Like Antechinus, I noticed this while lying on my side in bed. Regardless of what side I was on, the eye closer to the ground had the reddish tinge. I figured it was blood-pressure related, also. And now I’m shocked to see that so many others have noticed the same thing.
Perhaps the two eyeballs, having slightly different prescriptions, are straining themselves to see correctly in slightly different ways. Maybe this causes uneven pressure in the two eyes, giving one a red shift and the other a blue shift. Or, as was previously suggested, its the doppler shift. 
Are you certain you don’t have a pair of 3-D glasses on?
I notice this when lying on my side, as well.

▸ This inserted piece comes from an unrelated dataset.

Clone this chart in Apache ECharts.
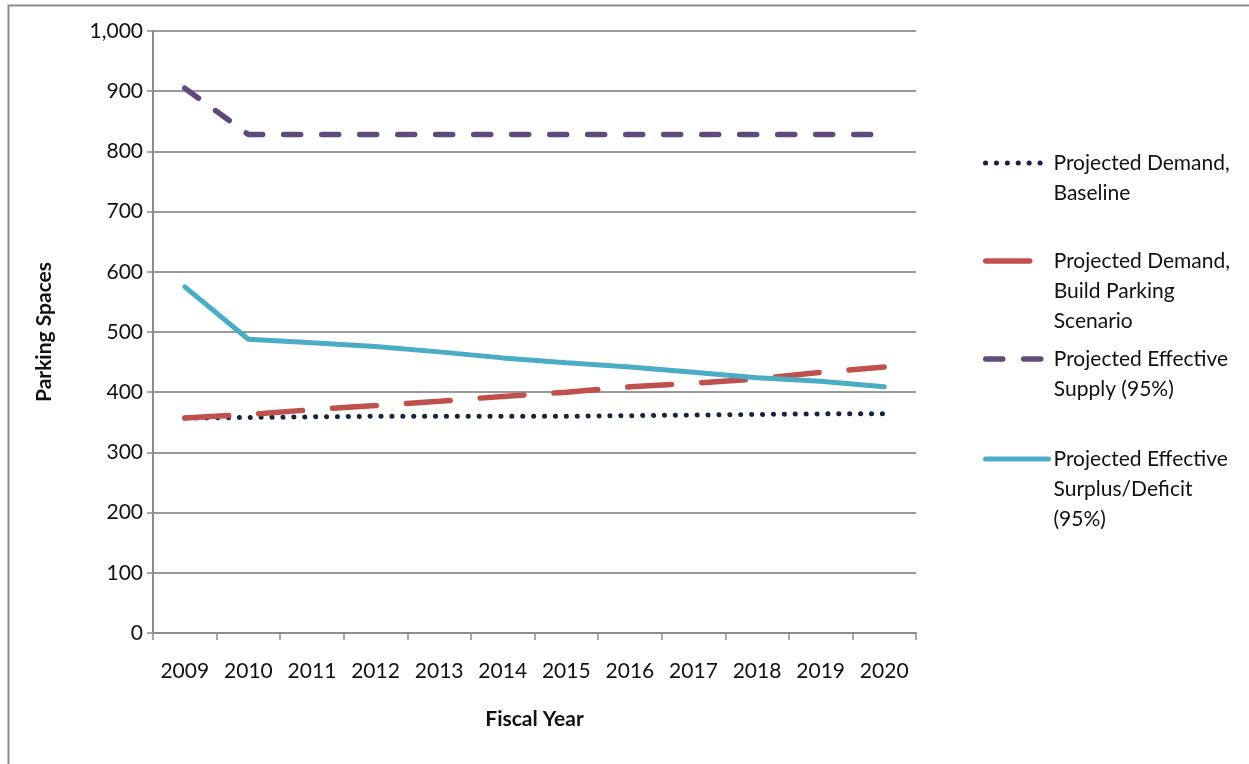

But here’s a new idea - are you female? Several forms of color blindness are X-linked, meaning the genes for them are on the X chromosome. It’s widely known that color blindness shows up more often in men, because they only have one X chromosome and any defects are not balanced by the other. What’s less well known is that women only have one X chromosome active in any particular cell. So if you carry an X mutation, half of your cells will be defective, and these cells tend to occur in blocks. If, by chance, one of your eyes has a big block of defective color-sensing rods, then I imagine the brain would adjust the other one to even it out. Voila! One eye sees no (or little) red, the other one is correspondingly red-shifted.
If you are male, then this doesn’t apply.
mischievous
I mentioned it to my optometrist when I was a child.
There were test cards with numbers composed of colored dots. I couldn’t see some of them with one eye. He tinted one lens slightly.